═══ Dataset extract

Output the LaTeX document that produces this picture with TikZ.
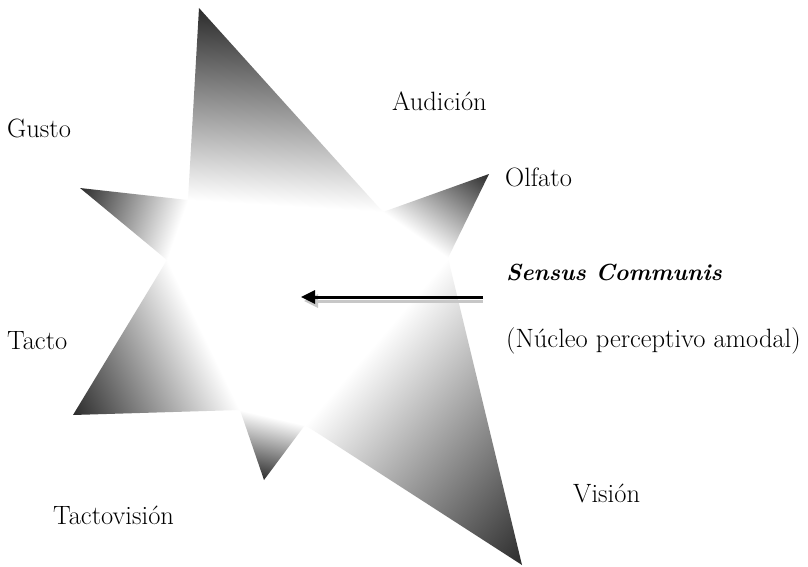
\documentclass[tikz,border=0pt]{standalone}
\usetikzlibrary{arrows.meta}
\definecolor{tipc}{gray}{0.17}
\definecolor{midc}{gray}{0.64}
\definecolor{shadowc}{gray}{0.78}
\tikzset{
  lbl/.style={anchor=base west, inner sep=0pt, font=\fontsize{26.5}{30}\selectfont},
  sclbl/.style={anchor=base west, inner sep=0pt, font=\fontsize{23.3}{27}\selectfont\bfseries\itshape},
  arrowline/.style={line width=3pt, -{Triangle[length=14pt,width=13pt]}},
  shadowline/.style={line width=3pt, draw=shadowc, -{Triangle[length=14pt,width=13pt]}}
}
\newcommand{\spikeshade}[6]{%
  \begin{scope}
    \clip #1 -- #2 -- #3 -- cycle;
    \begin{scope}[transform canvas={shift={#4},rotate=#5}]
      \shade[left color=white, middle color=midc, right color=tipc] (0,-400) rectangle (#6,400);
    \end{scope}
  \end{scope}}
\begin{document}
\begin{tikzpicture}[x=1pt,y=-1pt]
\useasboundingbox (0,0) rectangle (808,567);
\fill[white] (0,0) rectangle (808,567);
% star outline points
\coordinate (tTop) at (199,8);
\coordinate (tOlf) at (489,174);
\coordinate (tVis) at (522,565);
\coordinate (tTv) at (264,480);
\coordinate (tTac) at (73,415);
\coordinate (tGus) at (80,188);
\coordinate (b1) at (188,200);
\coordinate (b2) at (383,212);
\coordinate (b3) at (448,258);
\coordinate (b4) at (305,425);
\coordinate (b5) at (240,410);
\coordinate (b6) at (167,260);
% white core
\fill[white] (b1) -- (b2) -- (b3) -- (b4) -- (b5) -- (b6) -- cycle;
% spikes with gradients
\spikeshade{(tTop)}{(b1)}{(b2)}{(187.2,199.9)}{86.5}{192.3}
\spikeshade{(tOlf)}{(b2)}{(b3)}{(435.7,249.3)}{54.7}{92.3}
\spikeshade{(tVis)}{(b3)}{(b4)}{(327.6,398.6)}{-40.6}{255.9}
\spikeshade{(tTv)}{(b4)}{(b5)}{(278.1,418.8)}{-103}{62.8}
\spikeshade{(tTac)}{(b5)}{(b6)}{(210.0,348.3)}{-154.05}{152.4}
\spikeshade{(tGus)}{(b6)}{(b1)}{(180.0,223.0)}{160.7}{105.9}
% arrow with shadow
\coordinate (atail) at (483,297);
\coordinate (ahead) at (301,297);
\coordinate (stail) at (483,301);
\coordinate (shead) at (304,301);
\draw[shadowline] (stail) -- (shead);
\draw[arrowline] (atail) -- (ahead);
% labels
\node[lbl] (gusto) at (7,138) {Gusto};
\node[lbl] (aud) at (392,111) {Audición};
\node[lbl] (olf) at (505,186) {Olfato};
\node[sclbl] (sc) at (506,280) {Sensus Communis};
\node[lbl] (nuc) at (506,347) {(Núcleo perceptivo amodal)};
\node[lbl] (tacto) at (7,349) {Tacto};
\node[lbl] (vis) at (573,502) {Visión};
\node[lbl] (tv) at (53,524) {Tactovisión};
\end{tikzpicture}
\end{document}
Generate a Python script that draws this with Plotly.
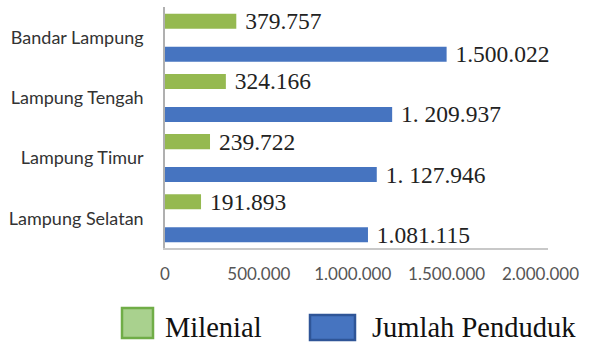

══════
═══ Dataset extract

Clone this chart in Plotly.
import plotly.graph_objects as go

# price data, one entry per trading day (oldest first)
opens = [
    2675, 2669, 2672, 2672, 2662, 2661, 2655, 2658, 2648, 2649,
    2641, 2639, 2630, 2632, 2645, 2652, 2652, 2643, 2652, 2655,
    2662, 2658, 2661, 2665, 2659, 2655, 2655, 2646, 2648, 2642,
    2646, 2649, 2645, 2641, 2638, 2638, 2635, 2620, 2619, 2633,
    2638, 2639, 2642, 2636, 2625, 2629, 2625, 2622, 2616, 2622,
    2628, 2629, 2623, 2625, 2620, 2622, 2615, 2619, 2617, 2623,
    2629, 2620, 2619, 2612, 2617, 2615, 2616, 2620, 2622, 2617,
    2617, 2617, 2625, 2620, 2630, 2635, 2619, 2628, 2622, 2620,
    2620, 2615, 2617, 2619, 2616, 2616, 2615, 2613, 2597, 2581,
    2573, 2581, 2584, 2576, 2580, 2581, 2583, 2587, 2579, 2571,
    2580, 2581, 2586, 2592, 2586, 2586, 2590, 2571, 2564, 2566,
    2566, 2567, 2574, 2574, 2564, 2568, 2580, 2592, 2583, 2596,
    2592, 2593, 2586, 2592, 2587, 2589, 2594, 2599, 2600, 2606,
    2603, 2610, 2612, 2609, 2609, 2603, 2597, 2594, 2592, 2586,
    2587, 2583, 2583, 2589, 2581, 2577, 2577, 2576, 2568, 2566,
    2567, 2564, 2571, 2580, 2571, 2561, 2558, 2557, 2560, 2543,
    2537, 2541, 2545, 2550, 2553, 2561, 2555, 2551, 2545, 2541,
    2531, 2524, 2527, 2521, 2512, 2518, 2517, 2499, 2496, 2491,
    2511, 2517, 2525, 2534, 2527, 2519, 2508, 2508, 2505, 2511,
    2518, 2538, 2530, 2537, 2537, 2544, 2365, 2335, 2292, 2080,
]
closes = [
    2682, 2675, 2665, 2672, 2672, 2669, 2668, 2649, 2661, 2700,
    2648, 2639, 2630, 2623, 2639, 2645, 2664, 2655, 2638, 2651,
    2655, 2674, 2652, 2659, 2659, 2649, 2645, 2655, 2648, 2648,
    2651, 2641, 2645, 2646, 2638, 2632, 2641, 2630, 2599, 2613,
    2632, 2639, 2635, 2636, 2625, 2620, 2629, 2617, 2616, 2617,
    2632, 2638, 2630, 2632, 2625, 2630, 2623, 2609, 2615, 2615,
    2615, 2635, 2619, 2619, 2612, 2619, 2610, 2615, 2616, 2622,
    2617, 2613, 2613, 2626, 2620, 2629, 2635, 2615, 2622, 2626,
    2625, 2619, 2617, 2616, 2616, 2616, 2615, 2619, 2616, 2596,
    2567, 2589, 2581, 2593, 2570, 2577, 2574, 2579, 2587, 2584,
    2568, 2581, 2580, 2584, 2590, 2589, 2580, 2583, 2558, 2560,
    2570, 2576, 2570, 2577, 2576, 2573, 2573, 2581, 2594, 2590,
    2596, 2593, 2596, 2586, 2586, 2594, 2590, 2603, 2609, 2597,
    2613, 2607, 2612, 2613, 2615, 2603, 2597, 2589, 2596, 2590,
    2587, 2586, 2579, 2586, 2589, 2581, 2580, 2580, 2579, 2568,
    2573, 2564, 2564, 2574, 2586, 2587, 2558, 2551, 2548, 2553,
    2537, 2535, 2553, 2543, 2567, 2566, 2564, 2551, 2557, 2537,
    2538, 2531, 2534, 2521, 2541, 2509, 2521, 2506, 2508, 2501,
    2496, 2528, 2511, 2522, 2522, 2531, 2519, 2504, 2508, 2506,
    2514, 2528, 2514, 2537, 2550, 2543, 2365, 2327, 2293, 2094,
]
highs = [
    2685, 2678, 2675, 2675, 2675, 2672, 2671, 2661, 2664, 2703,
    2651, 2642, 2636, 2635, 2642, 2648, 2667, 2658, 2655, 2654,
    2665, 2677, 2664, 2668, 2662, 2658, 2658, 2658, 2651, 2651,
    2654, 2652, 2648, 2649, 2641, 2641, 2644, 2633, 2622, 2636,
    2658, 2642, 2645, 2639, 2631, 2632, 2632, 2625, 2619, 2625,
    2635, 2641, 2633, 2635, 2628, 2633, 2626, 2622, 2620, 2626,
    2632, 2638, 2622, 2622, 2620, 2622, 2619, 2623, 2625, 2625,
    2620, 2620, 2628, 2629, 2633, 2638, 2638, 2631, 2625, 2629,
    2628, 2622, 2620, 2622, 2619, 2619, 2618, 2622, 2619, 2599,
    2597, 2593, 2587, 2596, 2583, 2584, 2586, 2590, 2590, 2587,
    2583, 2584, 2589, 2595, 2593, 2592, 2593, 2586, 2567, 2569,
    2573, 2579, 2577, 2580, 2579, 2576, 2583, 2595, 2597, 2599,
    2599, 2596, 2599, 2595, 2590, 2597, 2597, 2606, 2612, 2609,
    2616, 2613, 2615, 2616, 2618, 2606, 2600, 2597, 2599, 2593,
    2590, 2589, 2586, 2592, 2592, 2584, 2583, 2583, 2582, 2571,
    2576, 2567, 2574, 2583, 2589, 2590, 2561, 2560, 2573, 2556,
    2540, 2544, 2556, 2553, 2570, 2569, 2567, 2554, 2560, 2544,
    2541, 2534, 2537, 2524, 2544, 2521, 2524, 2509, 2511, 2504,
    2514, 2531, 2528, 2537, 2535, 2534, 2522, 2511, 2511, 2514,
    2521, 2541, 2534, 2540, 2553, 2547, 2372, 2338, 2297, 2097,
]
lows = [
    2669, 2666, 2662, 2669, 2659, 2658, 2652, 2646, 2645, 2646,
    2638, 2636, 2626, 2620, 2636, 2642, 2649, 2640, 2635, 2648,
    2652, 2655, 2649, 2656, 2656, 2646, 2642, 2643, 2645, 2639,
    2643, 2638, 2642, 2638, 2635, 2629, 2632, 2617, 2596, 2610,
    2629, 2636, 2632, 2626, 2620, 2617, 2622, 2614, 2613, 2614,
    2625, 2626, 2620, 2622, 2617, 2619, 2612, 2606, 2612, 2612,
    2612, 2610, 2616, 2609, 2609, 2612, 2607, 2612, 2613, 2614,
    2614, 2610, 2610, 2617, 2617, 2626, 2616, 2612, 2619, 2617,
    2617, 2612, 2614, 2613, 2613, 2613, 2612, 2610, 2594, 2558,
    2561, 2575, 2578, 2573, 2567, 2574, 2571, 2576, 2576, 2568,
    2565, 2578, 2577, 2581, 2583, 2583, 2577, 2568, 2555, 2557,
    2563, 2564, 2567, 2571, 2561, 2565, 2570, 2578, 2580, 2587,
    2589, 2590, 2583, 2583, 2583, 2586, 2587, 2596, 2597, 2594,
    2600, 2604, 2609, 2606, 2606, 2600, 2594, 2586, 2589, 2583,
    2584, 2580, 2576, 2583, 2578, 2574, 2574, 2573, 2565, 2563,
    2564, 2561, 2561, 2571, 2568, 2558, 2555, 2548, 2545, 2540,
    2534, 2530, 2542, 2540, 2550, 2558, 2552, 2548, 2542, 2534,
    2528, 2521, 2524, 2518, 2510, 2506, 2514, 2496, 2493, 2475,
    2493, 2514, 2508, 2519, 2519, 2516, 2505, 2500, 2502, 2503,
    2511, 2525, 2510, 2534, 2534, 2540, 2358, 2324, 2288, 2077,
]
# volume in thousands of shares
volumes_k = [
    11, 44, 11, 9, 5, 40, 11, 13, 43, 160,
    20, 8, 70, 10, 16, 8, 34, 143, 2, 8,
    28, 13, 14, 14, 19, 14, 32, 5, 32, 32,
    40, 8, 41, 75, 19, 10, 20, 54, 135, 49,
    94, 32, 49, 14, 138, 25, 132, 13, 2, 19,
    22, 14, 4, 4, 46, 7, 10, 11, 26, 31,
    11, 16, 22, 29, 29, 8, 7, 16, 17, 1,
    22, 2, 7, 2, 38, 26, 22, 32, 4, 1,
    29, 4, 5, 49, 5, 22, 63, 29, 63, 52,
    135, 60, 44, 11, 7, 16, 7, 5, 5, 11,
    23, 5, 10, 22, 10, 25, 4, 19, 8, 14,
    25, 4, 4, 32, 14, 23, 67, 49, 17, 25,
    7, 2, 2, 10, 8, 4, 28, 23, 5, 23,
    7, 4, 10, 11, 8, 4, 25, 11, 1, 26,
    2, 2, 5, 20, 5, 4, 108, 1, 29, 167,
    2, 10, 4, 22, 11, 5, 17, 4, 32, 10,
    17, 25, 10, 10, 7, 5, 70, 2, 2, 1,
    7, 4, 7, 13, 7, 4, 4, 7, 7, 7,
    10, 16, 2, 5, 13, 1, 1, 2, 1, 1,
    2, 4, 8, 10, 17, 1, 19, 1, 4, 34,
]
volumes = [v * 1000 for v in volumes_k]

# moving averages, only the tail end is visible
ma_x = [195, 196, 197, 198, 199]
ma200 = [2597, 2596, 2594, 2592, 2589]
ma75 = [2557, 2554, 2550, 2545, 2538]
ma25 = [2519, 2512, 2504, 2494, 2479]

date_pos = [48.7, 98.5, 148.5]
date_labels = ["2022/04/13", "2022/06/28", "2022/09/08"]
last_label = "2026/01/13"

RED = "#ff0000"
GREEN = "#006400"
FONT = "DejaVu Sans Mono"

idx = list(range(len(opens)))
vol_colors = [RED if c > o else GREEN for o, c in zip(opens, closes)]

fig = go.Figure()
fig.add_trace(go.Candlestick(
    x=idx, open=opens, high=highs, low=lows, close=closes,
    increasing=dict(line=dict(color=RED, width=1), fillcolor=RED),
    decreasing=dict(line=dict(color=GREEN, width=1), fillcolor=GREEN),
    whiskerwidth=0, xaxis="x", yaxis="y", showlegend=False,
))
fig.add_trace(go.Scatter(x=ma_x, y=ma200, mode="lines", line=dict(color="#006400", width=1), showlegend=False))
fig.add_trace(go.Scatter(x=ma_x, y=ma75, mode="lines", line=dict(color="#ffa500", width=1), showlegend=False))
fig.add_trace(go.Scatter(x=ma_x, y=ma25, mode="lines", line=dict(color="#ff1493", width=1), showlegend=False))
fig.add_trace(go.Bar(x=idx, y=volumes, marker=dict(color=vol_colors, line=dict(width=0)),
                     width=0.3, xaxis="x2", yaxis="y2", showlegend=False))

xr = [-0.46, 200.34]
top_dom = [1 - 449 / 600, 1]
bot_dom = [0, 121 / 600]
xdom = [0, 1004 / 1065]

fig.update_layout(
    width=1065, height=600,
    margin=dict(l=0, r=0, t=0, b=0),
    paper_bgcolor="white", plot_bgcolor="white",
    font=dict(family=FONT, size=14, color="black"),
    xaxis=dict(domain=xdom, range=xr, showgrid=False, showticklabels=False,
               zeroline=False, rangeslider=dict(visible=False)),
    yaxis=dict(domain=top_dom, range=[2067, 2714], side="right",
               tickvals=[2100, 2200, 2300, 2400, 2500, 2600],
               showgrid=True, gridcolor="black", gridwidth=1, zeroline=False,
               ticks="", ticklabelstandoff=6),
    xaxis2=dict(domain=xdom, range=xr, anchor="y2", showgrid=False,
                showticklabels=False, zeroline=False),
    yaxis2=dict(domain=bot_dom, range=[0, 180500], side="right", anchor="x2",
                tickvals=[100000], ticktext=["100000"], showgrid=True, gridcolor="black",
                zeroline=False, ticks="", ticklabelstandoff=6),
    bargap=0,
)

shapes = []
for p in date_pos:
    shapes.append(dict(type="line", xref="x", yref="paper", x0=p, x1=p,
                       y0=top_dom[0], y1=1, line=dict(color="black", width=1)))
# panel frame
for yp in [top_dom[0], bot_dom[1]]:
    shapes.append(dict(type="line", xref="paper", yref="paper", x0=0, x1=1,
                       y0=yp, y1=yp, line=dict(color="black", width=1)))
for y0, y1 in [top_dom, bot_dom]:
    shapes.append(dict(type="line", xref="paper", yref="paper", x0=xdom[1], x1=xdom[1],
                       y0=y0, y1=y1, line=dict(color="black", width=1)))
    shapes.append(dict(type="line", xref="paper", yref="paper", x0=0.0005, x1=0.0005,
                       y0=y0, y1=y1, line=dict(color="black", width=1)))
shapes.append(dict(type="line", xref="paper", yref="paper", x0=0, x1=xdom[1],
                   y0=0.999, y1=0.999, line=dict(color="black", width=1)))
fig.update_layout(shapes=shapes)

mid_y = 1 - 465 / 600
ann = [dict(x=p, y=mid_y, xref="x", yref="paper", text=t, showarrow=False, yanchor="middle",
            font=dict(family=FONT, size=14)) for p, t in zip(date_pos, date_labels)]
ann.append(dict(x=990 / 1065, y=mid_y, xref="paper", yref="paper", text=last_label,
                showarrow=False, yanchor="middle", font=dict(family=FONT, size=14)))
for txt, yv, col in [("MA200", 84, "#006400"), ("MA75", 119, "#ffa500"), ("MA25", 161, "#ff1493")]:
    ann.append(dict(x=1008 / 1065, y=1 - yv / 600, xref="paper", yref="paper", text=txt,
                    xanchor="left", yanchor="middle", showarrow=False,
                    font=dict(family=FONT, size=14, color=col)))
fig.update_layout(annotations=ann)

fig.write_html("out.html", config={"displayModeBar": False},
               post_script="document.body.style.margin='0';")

══════

Task requirements:
Write out, from the lines above, only those from the line with "Clone this chart in Plotly." to the line with "import plotly.graph_objects as go", exactly as given, including the first and the last.

Result for this exercise:
Clone this chart in Plotly.
import plotly.graph_objects as go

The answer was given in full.